## Your goal
Give every line back verbatim, dropping all images.

## Data segment

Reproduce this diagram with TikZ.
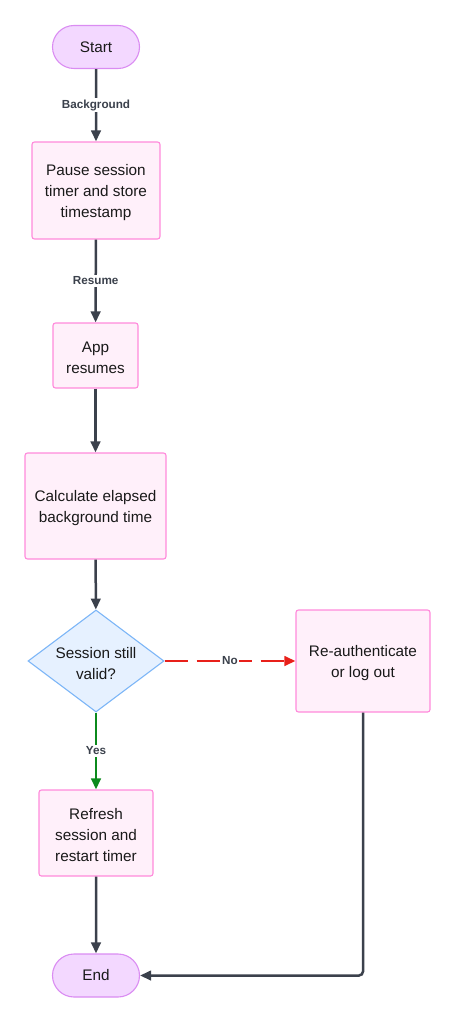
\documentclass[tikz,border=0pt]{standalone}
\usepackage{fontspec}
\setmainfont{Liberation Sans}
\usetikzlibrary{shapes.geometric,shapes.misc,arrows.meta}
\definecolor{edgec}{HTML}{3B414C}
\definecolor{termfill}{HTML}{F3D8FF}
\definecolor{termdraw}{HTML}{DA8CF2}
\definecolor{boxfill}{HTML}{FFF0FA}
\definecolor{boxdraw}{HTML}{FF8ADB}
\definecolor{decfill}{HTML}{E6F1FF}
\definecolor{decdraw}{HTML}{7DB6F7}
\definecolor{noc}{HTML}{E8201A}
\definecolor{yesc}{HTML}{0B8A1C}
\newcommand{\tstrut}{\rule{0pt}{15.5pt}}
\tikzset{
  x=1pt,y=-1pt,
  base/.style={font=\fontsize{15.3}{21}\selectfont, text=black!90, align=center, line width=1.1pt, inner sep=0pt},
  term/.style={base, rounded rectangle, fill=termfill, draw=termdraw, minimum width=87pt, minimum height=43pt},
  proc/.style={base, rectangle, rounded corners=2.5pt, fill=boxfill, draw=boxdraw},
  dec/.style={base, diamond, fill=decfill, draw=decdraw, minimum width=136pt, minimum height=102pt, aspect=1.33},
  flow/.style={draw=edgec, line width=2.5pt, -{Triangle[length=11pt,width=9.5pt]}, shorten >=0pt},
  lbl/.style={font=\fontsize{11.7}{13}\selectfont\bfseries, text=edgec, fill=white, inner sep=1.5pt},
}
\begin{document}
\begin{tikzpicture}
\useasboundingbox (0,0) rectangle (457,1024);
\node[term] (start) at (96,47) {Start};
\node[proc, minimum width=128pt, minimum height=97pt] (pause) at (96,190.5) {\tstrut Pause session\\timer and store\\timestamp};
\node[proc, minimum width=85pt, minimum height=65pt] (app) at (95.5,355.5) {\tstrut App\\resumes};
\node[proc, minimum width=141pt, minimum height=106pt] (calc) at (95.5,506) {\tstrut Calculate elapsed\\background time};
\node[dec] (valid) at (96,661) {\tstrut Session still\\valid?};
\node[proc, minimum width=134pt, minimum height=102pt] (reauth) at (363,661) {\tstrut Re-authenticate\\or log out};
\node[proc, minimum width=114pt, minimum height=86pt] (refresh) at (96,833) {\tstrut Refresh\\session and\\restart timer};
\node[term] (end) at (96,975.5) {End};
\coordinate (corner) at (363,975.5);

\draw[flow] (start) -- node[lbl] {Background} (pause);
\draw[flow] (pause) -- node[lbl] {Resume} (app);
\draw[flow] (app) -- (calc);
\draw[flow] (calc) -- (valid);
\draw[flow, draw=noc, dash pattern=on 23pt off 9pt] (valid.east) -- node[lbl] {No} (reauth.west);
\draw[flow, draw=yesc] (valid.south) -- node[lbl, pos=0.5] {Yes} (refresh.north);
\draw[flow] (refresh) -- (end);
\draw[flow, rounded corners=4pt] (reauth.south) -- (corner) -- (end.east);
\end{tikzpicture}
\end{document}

## Result for this exercise
Reproduce this diagram with TikZ.
\documentclass[tikz,border=0pt]{standalone}
\usepackage{fontspec}
\setmainfont{Liberation Sans}
\usetikzlibrary{shapes.geometric,shapes.misc,arrows.meta}
\definecolor{edgec}{HTML}{3B414C}
\definecolor{termfill}{HTML}{F3D8FF}
\definecolor{termdraw}{HTML}{DA8CF2}
\definecolor{boxfill}{HTML}{FFF0FA}
\definecolor{boxdraw}{HTML}{FF8ADB}
\definecolor{decfill}{HTML}{E6F1FF}
\definecolor{decdraw}{HTML}{7DB6F7}
\definecolor{noc}{HTML}{E8201A}
\definecolor{yesc}{HTML}{0B8A1C}
\newcommand{\tstrut}{\rule{0pt}{15.5pt}}
\tikzset{
  x=1pt,y=-1pt,
  base/.style={font=\fontsize{15.3}{21}\selectfont, text=black!90, align=center, line width=1.1pt, inner sep=0pt},
  term/.style={base, rounded rectangle, fill=termfill, draw=termdraw, minimum width=87pt, minimum height=43pt},
  proc/.style={base, rectangle, rounded corners=2.5pt, fill=boxfill, draw=boxdraw},
  dec/.style={base, diamond, fill=decfill, draw=decdraw, minimum width=136pt, minimum height=102pt, aspect=1.33},
  flow/.style={draw=edgec, line width=2.5pt, -{Triangle[length=11pt,width=9.5pt]}, shorten >=0pt},
  lbl/.style={font=\fontsize{11.7}{13}\selectfont\bfseries, text=edgec, fill=white, inner sep=1.5pt},
}
\begin{document}
\begin{tikzpicture}
\useasboundingbox (0,0) rectangle (457,1024);
\node[term] (start) at (96,47) {Start};
\node[proc, minimum width=128pt, minimum height=97pt] (pause) at (96,190.5) {\tstrut Pause session\\timer and store\\timestamp};
\node[proc, minimum width=85pt, minimum height=65pt] (app) at (95.5,355.5) {\tstrut App\\resumes};
\node[proc, minimum width=141pt, minimum height=106pt] (calc) at (95.5,506) {\tstrut Calculate elapsed\\background time};
\node[dec] (valid) at (96,661) {\tstrut Session still\\valid?};
\node[proc, minimum width=134pt, minimum height=102pt] (reauth) at (363,661) {\tstrut Re-authenticate\\or log out};
\node[proc, minimum width=114pt, minimum height=86pt] (refresh) at (96,833) {\tstrut Refresh\\session and\\restart timer};
\node[term] (end) at (96,975.5) {End};
\coordinate (corner) at (363,975.5);

\draw[flow] (start) -- node[lbl] {Background} (pause);
\draw[flow] (pause) -- node[lbl] {Resume} (app);
\draw[flow] (app) -- (calc);
\draw[flow] (calc) -- (valid);
\draw[flow, draw=noc, dash pattern=on 23pt off 9pt] (valid.east) -- node[lbl] {No} (reauth.west);
\draw[flow, draw=yesc] (valid.south) -- node[lbl, pos=0.5] {Yes} (refresh.north);
\draw[flow] (refresh) -- (end);
\draw[flow, rounded corners=4pt] (reauth.south) -- (corner) -- (end.east);
\end{tikzpicture}
\end{document}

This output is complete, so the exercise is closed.